Monday, August 20, 2012

Roadside Attractions by Su Zi



                             
Even those of us who are most reclusive have been forced to confront the economic realities of our times: fuel prices  having repercussions on out- the- door investments at any emporium of groceries, other consumables; even at-home confrontations with utilities, taxation and individual transportation needs. There have been protests—fortunately—live and online, but the onus for change has been placed on the very power structure that is responsible for the duress and reconfiguration of economic caste in our country. We act as if we are children, we have been dis-empowered without our awareness; yet, in truth, we can go far beyond reliance on those tough and hardy souls who camp out and risk arrest to stand as the voice of our despair.

         A television ad has the slogan “what’s in your wallet?’——yet consideration of this slogan de-contextualized from the advertisement is a viable tool for reclamation of the economic power of each of us: we can protest with each penny spent by how and where we spend it.

It is not uncommon these days to see people camped out at roadside with their wares on display. Often times these goods are items of desperation: culled clothing and household goods, a sacrifice of tools,  or a single  item will be displayed with a hand lettered sign—a car, a boat, a trailer. Most notable are trucks of produce in season—these are the lovingly raised crops of local farmers whose production total is too small to enter the grinding machine of food distribution, and these  folks are a crucial first step in any effort to take economic agency into the hands of each of us; for these are the seeds that are not factory raised with as much of a deluge of pesticide, herbicide, steroids; in some cases, this is organic food, raised on heritage seeds (instead of genetically modified seeds); and now there has appeared the most amazing soul—someone selling their art at roadside.

The intersection is a busy enough corner. The artists sit with two tables under a sunroof made of tent poles and a tarp. Standing a few paces toward the road is a handmade gaming table of finished but unstained oak, with a drawer on each side and hand made chess pieces set ready for play. In the drawer are hand made checkers. The creator, Tim,  regularly submits job applications  for the areas of his previous employ—as a plumber, a sheet metal worker, a cook. The game table draws glances, it is a distinctive work; nonetheless, the big box mentality sees too much of a challenge here, because the game table is not at  a brick and mortar emporium of acceptable handcraft that also sells mold formed garden pots from Mexico.

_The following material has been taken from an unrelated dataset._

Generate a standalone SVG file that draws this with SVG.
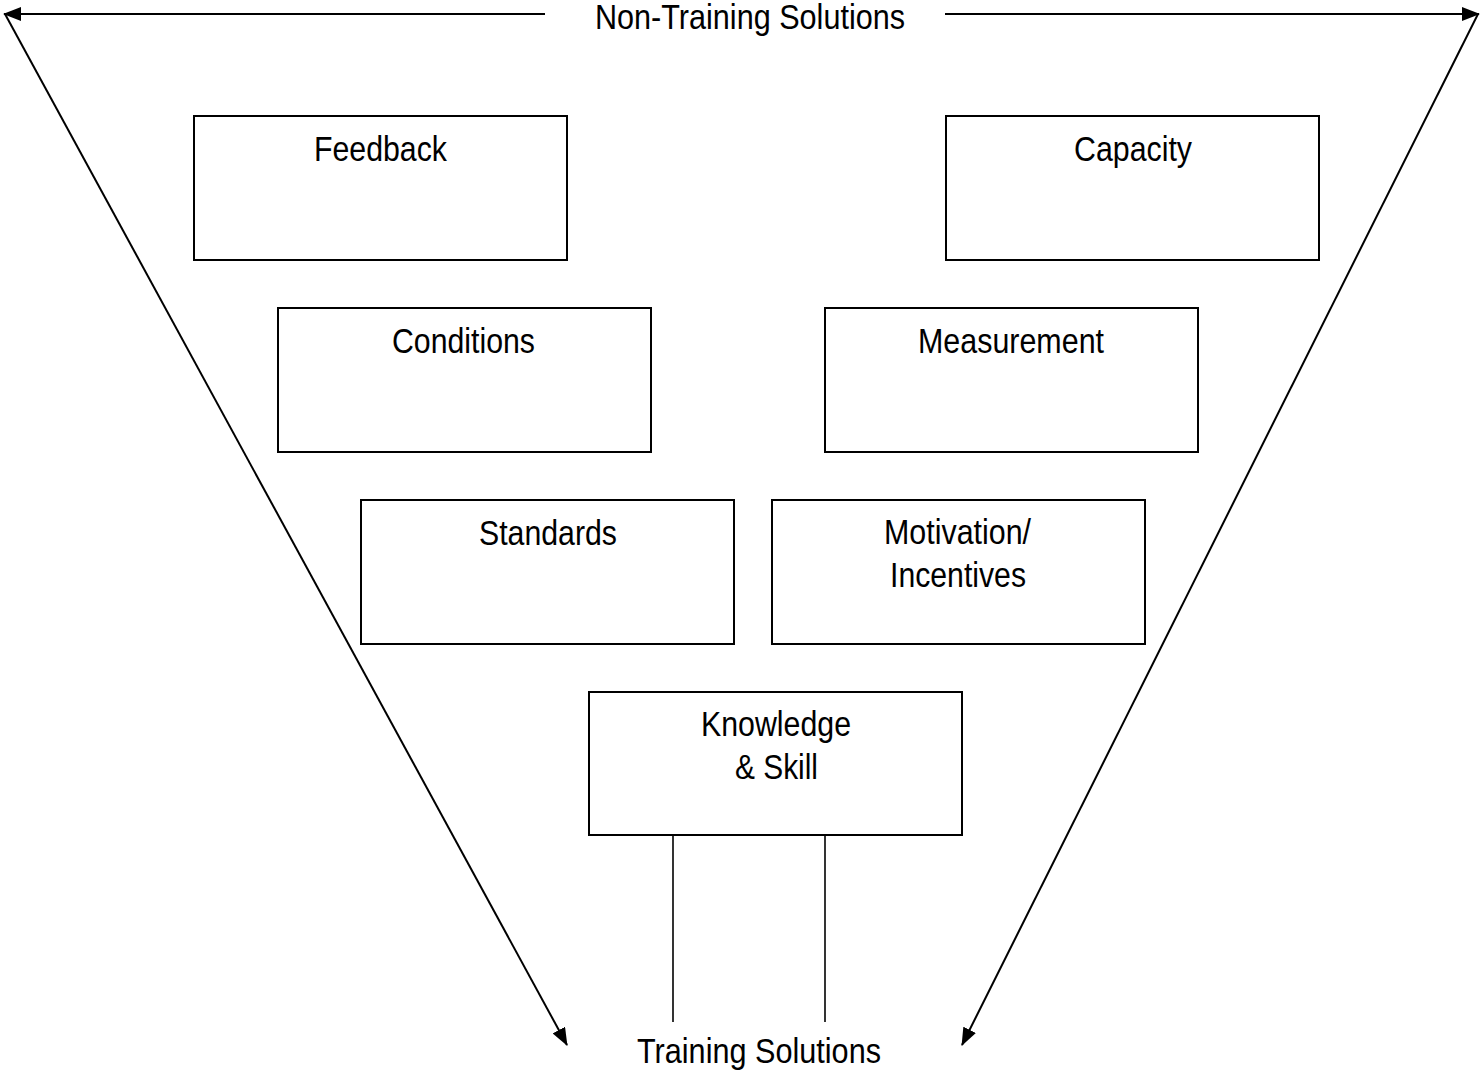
<svg xmlns="http://www.w3.org/2000/svg" width="1481" height="1071" viewBox="0 0 1481 1071">
  <style>
    .box { fill: #fff; stroke: #000; stroke-width: 2; }
    .lbl { font-family: "Liberation Sans", Arial, sans-serif; font-size: 35px; fill: #000; text-anchor: middle; }
    .ln { fill: none; stroke: #000; stroke-width: 2; }
    .thin { fill: none; stroke: #000; stroke-width: 1.6; }
  </style>
  <defs>
    <marker id="arrow" viewBox="0 0 18 14" refX="17" refY="7" markerWidth="18" markerHeight="14" markerUnits="userSpaceOnUse" orient="auto">
      <path d="M0,0 L18,7 L0,14 Z" fill="#000"/>
    </marker>
  </defs>
  <rect width="1481" height="1071" fill="#fff"/>

  <g id="connectors">
    <line class="ln" x1="545" y1="14" x2="4" y2="14" marker-end="url(#arrow)"/>
    <line class="ln" x1="945" y1="14" x2="1479" y2="14" marker-end="url(#arrow)"/>
    <line class="ln" x1="5" y1="14" x2="567" y2="1045" marker-end="url(#arrow)"/>
    <line class="ln" x1="1478" y1="14" x2="962" y2="1045" marker-end="url(#arrow)"/>
    <line class="thin" x1="673" y1="829" x2="673" y2="1022"/>
    <line class="thin" x1="825" y1="829" x2="825" y2="1022"/>
  </g>

  <g id="label-non-training">
    <text class="lbl" x="750" y="29" textLength="310" lengthAdjust="spacingAndGlyphs">Non-Training Solutions</text>
  </g>
  <g id="label-training">
    <text class="lbl" x="759" y="1063" textLength="244" lengthAdjust="spacingAndGlyphs">Training Solutions</text>
  </g>

  <g id="node-feedback">
    <rect class="box" x="194" y="116" width="373" height="144"/>
    <text class="lbl" x="380.5" y="161" textLength="133" lengthAdjust="spacingAndGlyphs">Feedback</text>
  </g>
  <g id="node-capacity">
    <rect class="box" x="946" y="116" width="373" height="144"/>
    <text class="lbl" x="1133" y="161" textLength="118" lengthAdjust="spacingAndGlyphs">Capacity</text>
  </g>
  <g id="node-conditions">
    <rect class="box" x="278" y="308" width="373" height="144"/>
    <text class="lbl" x="463.5" y="353" textLength="143" lengthAdjust="spacingAndGlyphs">Conditions</text>
  </g>
  <g id="node-measurement">
    <rect class="box" x="825" y="308" width="373" height="144"/>
    <text class="lbl" x="1011" y="353" textLength="186" lengthAdjust="spacingAndGlyphs">Measurement</text>
  </g>
  <g id="node-standards">
    <rect class="box" x="361" y="500" width="373" height="144"/>
    <text class="lbl" x="548" y="545" textLength="138" lengthAdjust="spacingAndGlyphs">Standards</text>
  </g>
  <g id="node-motivation">
    <rect class="box" x="772" y="500" width="373" height="144"/>
    <text class="lbl" x="957.5" y="544" textLength="147" lengthAdjust="spacingAndGlyphs">Motivation/</text>
    <text class="lbl" x="958" y="587" textLength="136" lengthAdjust="spacingAndGlyphs">Incentives</text>
  </g>
  <g id="node-knowledge">
    <rect class="box" x="589" y="692" width="373" height="143"/>
    <text class="lbl" x="776" y="736" textLength="150" lengthAdjust="spacingAndGlyphs">Knowledge</text>
    <text class="lbl" x="776.5" y="779" textLength="83" lengthAdjust="spacingAndGlyphs">&amp; Skill</text>
  </g>
</svg>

Also on the game table, and hanging from the edges of the tarp and generously heaped on the two tables in the shade, are other art objects—some the creation of the collaboration between Tim and his partner Tracey, others the collaboration between Tim , Tracey and Tracey’s mother: these are wooden rolling pins with hand painted images, or plaques with burned patterns and hand painted hues. It is a style of art generally called Cottage Chic, or Rustic, but more importantly is its genuine charm—there’s no post-modern, urban angst in this work—it is meant to amuse, to delight, to warm and it succeeds with the same unassuming truth as a family meal: simple and soul filling.

Alas, on this one Saturday, not a single vehicle stops for the five hours Tim and Tracey sit offering art directly to their community: they wave at those who look, they chat and smoke and read and add hangers to other works—a nice rendering of an owl on an oak shingle, a series of hooks painted kitchen diner style and featuring artfully bent flatware—but no one even stops. The vehicles that pass by are mostly recent pick up trucks and the 21st century version of a station wagon; some of these look too upscale for the area and will undoubtedly be repossessed—the neighborhood is dotted with desperate-before-foreclosure for sale signs.

What we each need to do—and what five hours of the drivers in this community failed to do—is realize that money spent in our communities stays among us, slows the feed to what Steinbeck in The Grapes of Wrath called the monster that must keep feeding and growing, what we have come to call corporations (that have superseded nations, have superseded individuals). Of course, art that has not been sanctioned by some gallery, by some appropriating corporation, is seen as suspect: here lies the root of our re-education, our re-empowerment—we must buy local art. We must buy oranges from the local retired dentist, tomatoes from the downsized and disenfranchised, hand made soap. We must  spend our money at roadside, or farmer’s markets. It’s our economic lives we are fighting for, and it’s  past due time to take up our dollars in the fight.